David was a young man when he defeated the Philistine Goliath with a sling (1 Sam 17).
Jael used stealth to kill Sisera, the Canaanite warlord, with a tent peg in her own tent (Judges 4).
Both were praised for their heroic actions that saved the entire nation. Just hear the words of the song of victory, sung by Deborah and Barak:
"Most blessed of women be Jael,
the wife of Heber the Kenite,
most blessed of tent-dwelling women.
He asked for water, and she gave him milk;
in a bowl fit for nobles she brought him curdled milk.
Her hand reached for the tent peg,
her right hand for the workman's hammer.
She struck Sisera, she crushed his head,
she shattered and pierced his temple.
At her feet he sank,
he fell; there he lay.
At her feet he sank, he fell;
where he sank, there he fell-dead.
(Judges 5:24-27, NIV)
A woman who kills the enemy is most blessed?
This reminds me of another woman who was also considered most blessed:
When Elizabeth heard Mary's greeting, the baby leaped in her womb, and Elizabeth was filled with the Holy Spirit.

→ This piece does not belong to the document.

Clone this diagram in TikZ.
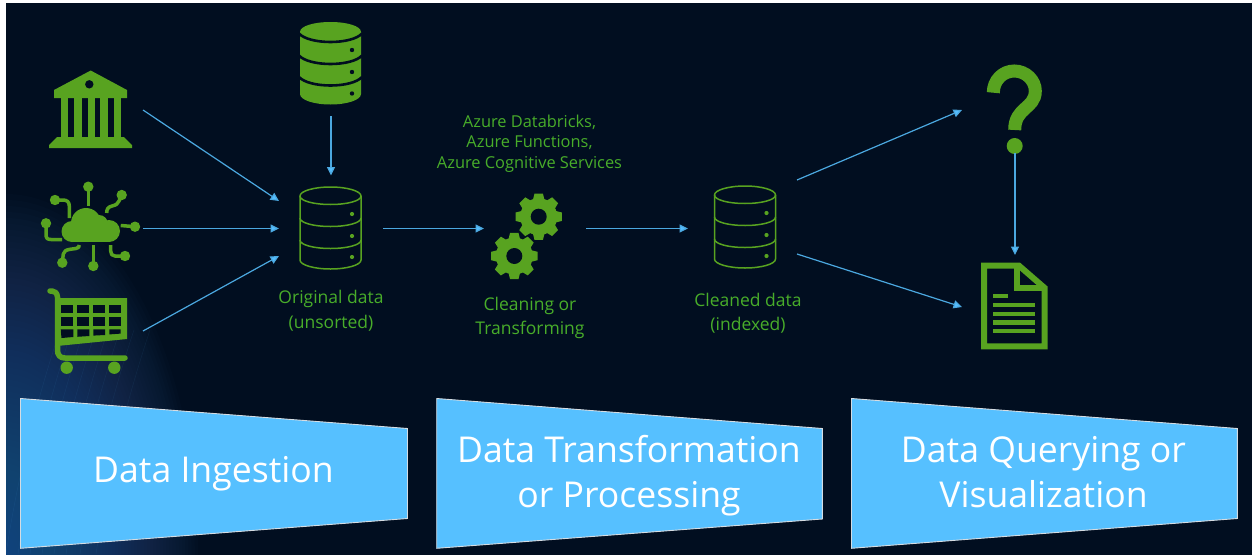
\documentclass[tikz,border=0pt]{standalone}
\usepackage{fontspec}
\setmainfont{Open Sans}
\usetikzlibrary{arrows.meta}
\definecolor{bgnavy}{HTML}{010E20}
\definecolor{glowblue}{HTML}{3A6CAE}
\definecolor{icongreen}{HTML}{58A320}
\definecolor{textgreen}{HTML}{48AD2A}
\definecolor{linkblue}{HTML}{4BA8E0}
\definecolor{headblue}{HTML}{55BEFF}
\definecolor{panelblue}{HTML}{56C0FF}
\definecolor{panelrim}{HTML}{D5DCE2}
\tikzset{
  anchorbox/.style={inner sep=0pt,outer sep=0pt,rectangle},
  link/.style={draw=linkblue,line width=1.2pt,-{Triangle[length=8.5pt,width=8pt,fill=headblue]}},
  smalllabel/.style={text=textgreen,align=center,inner sep=0pt,font=\fontsize{17.5}{24.5}\selectfont},
  toollabel/.style={text=textgreen,align=center,inner sep=0pt,font=\fontsize{16.4}{20.5}\selectfont},
  panel/.style={fill=panelblue,draw=panelrim,line width=0.9pt,line join=miter},
  paneltext/.style={text=white,align=center,inner sep=0pt,font=\fontsize{35.6}{45}\selectfont},
  trace/.style={draw=icongreen,line width=3.5pt,line join=round,fill=none},
}
\newcommand{\dbfilled}{%
  \fill[icongreen] (300,32) .. controls (300,26) and (314,22) .. (330.5,22)
    .. controls (347,22) and (361,26) .. (361,32) -- (361,94)
    .. controls (361,100) and (347,104.5) .. (330.5,104.5)
    .. controls (314,104.5) and (300,100) .. (300,94) -- cycle;
  \foreach \dy in {0,22,43.5}{
    \draw[bgnavy,line width=2.6pt,yshift=-\dy pt] (299,33.5) .. controls (304,39) and (317,42) .. (330.5,42)
      .. controls (344,42) and (357,39) .. (362,33.5);
  }
  \foreach \cy in {50,72,93.5}{\fill[bgnavy] (352,\cy) circle[radius=2.2pt];}
}
\newcommand{\dboutline}[2]{%
  \begin{scope}[shift={(#1,#2)}]
  \draw[icongreen,line width=1.5pt] (300,196) .. controls (300,191) and (314,187) .. (330.5,187)
    .. controls (347,187) and (361,191) .. (361,196) -- (361,260)
    .. controls (361,265) and (347,269) .. (330.5,269)
    .. controls (314,269) and (300,265) .. (300,260) -- cycle;
  \foreach \dy in {0,22,44}{
    \draw[icongreen,line width=1.5pt,yshift=-\dy pt] (300,196) .. controls (300,201) and (314,204.5) .. (330.5,204.5)
      .. controls (347,204.5) and (361,201) .. (361,196);
  }
  \foreach \cy in {214,236,257}{\fill[icongreen] (352,\cy) circle[radius=2.1pt];}
  \end{scope}
}
\newcommand{\gearicon}[2]{%
  \fill[icongreen] (#1,#2) circle[radius=18.5pt];
  \foreach \a in {0,45,...,315}{
    \fill[icongreen,shift={(#1,#2)},rotate=\a] (-6,-16) -- (-4.2,-23.2) -- (4.2,-23.2) -- (6,-16) -- cycle;
  }
  \fill[bgnavy] (#1,#2) circle[radius=8pt];
}
\begin{document}
\begin{tikzpicture}[x=1pt,y=-1pt]
\useasboundingbox (0,0) rectangle (1252,554);
\fill[white] (-5,-5) rectangle (1260,560);
\fill[bgnavy] (6,3) rectangle (1260,560);
% corner glow
\begin{scope}
  \clip (6,3) rectangle (1260,560);
  \foreach \r in {1,...,60}{
    \fill[glowblue,opacity=.022] (6,554) ellipse[x radius=3.2*\r pt,y radius=6*\r pt];
  }
  \foreach \o in {0,12,24,36,48,60,74,90}{
    \draw[headblue,opacity=.07,line width=.5pt] (6+\o,554) .. controls (14+\o,500) and (30+\o,420) .. (60+\o,330);
  }
\end{scope}
% invisible anchors for the icons
\node[anchorbox,minimum width=105pt,minimum height=76pt] (bank) at (90.5,110) {};
\node[anchorbox,minimum width=105pt,minimum height=90pt] (iot) at (90.5,228.5) {};
\node[anchorbox,minimum width=105pt,minimum height=90pt] (cart) at (90.5,331) {};
\node[anchorbox,minimum width=62pt,minimum height=106pt] (dbsource) at (331,63) {};
\node[anchorbox,minimum width=104pt,minimum height=106pt] (dboriginal) at (331,228.5) {};
\node[anchorbox,minimum width=102pt,minimum height=60pt] (gears) at (535,228.5) {};
\node[anchorbox,minimum width=109pt,minimum height=90pt] (dbclean) at (742.5,217) {};
\node[anchorbox,minimum width=106pt,minimum height=86pt] (query) at (1015,110) {};
\node[anchorbox,minimum width=106pt,minimum height=104pt] (report) at (1015,307) {};
% bank
\fill[icongreen] (90.7,70.5) -- (127,90) -- (127,98) -- (54,98) -- (54,90) -- cycle;
\fill[bgnavy] (89.3,84.3) circle[radius=4.2pt];
\foreach \xa/\xb in {61/68,74/82,87.5/94.5,100/108,114/121}{\fill[icongreen] (\xa,98) rectangle (\xb,138);}
\fill[icongreen] (57,137) -- (124,137) -- (132,145) -- (132,148) -- (49,148) -- (49,145) -- cycle;
% cloud + traces
\fill[icongreen] (86,223) circle[radius=15pt] (72,231.5) circle[radius=10.5pt] (109,231) circle[radius=11pt] (99,224) circle[radius=9pt];
\fill[icongreen] (72,221) rectangle (109,242);
\draw[trace] (88.3,187) -- (88.3,206);
\draw[trace] (55,200) -- (63,200) .. controls (67,200) and (69.3,202) .. (69.3,206) -- (69.3,218);
\draw[trace] (121.7,195) -- (119,201) .. controls (118,204) and (116,205) .. (112,206) .. controls (108,207) and (106.7,209) .. (106.7,213);
\draw[trace] (46,223.3) -- (46,234) .. controls (46,238) and (47,239.5) .. (51,239.5) -- (62,239.5);
\draw[trace] (135,226.7) -- (120.7,225.5);
\draw[trace] (62.3,262.7) -- (63.3,254) .. controls (64,251) and (66,250) .. (70,249.3) -- (76,248.5) .. controls (78.5,248) and (79.3,247) .. (79.3,245);
\draw[trace] (93.3,266) -- (93.3,245);
\draw[trace] (125,256) -- (115,256) .. controls (112,256) and (110.7,254) .. (110.7,251) -- (110.7,245);
\foreach \px/\py in {88.3/186.7,55/200,121.7/195,46/223.3,135/226.7,62.3/262.7,93.3/266,125/256}{
  \fill[icongreen] (\px,\py) circle[radius=5.2pt];
}
% cart
\fill[icongreen] (56,298) -- (127,298) -- (127,339) -- (62,345.5) -- (60,345.5) -- cycle;
\foreach \xa/\xb/\ya/\yb in {60.7/73.3/305/313.3,77.3/89.3/305/313.3,93.3/105/305/313.3,109.3/120.7/305/313.3,
  60.7/73.3/317.3/326,77.3/89.3/317.3/326,93.3/105/317.3/326,109.3/120.7/317.3/326}{
  \fill[bgnavy] (\xa,\ya) rectangle (\xb,\yb);
}
\fill[bgnavy] (60.7,329.3) -- (73.3,329.3) -- (73.3,337) -- (61.5,338) -- cycle;
\fill[bgnavy] (77.3,329.3) -- (89.3,329.3) -- (89.3,336) -- (77.3,336.8) -- cycle;
\fill[bgnavy] (93.3,329.3) -- (105,329.3) -- (105,335) -- (93.3,335.6) -- cycle;
\fill[bgnavy] (109.3,329.3) -- (120.7,329.3) -- (120.7,333.6) -- (109.3,334.4) -- cycle;
\draw[icongreen,line width=5.5pt,line cap=round,line join=round] (50,291) -- (52,291) .. controls (55,291) and (57,293) .. (57.5,297) -- (57.5,350) .. controls (57.5,355) and (60,358) .. (65,358) -- (125,358);
\fill[icongreen] (66.7,367.7) circle[radius=6.2pt] (114.3,367.7) circle[radius=6.2pt];
% databases
\dbfilled
\dboutline{0}{0}
\dboutline{414.5}{-1}
% gears
\gearicon{538.7}{216.7}
\gearicon{514.3}{256}
% question mark
\draw[icongreen,line width=13pt] (993.3,92.7) .. controls (993.3,80.4) and (1002.7,71) .. (1014.3,71)
  .. controls (1026,71) and (1035.3,80.4) .. (1035.3,91) .. controls (1035.3,109) and (1014.7,107) .. (1014.7,130);
\fill[icongreen] (1014.7,146) circle[radius=8pt];
% document
\draw[icongreen,line width=6pt,line join=miter] (984,265.7) -- (1019,265.7) -- (1044.7,288) -- (1044.7,346.3) -- (984,346.3) -- cycle;
\draw[icongreen,line width=6pt,line join=miter] (1017,265.7) -- (1017,288) -- (1044.7,288);
\fill[icongreen] (993.3,294.3) rectangle (1008,298.3);
\foreach \ya/\yb in {302.7/307.3,311.7/316,320/324.7,328.7/333.3}{\fill[icongreen] (993.3,\ya) rectangle (1034.7,\yb);}
% connectors
\draw[link] (bank.east) -- ([yshift=27.5pt]dboriginal.west);
\draw[link] (iot.east) -- (dboriginal.west);
\draw[link] (cart.east) -- ([yshift=-27.5pt]dboriginal.west);
\draw[link] (dbsource.south) -- (dboriginal.north);
\draw[link] (dboriginal.east) -- (gears.west);
\draw[link] (gears.east) -- ([yshift=-11.5pt]dbclean.west);
\draw[link] ([yshift=37pt]dbclean.east) -- (query.west);
\draw[link] ([yshift=-37pt]dbclean.east) -- (report.west);
\draw[link] (query.south) -- (report.north);
% labels
\node[smalllabel] (lborig) at (331,310.5) {Original data\\(unsorted)};
\node[smalllabel] (lbclean) at (530,318) {Cleaning or\\Transforming};
\node[smalllabel] (lbindexed) at (748,313) {Cleaned data\\(indexed)};
\node[toollabel] (lbtools) at (529.5,143.5) {Azure Databricks,\\Azure Functions,\\Azure Cognitive Services};
% panels
\path[panel] (20.5,398.5) -- (407.5,428.5) -- (407.5,518.5) -- (20.5,548.3) -- cycle;
\path[panel] (436.7,398.5) -- (822.3,428.5) -- (822.3,519) -- (436.7,548.3) -- cycle;
\path[panel] (851.5,398.5) -- (1237.3,428.5) -- (1237.3,518.5) -- (851.5,548.3) -- cycle;
\node[paneltext] (pingest) at (213.5,474) {Data Ingestion};
\node[paneltext] (ptrans) at (629,476) {Data Transformation\\or Processing};
\node[paneltext] (pquery) at (1043.5,472) {Data Querying or\\Visualization};
\end{tikzpicture}
\end{document}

In a loud voice she exclaimed: "Blessed are you among women, and blessed is the child you will bear!... And Mary said: "My soul glorifies the Lord and my spirit rejoices in God my Savior, for he has been mindful of the humble state of his servant. From now on all generations will call me blessed, for the Mighty One has done great things for me - holy is his name ( Luke 1:41-42, 46-49, NIV).
At first glance we might say, of course she was blessed, she was about to become a mother, the proper "role" for all women. But when we spend just a moment longer, we realize that Mary was considered blessed because her child was the Messiah, who would save the people.
Women have always stood with God against evil, and they haven't shunned doing whatever it took to protect others, whether their actions conformed with convention or not. Just consider: a married woman who acted alone, and an engaged woman who got pregnant out of wedlock. They weren't exactly prime examples of proper behavior. But then again, God has never cared what sinful humans think is proper, for propriety is too often used as a guise for evil; that which is improper in our eyes aligns often with that which is good. Hence our categories, formed as they are through culture, stand often against God and his plan of salvation. Lucky us, not everyone follows convention.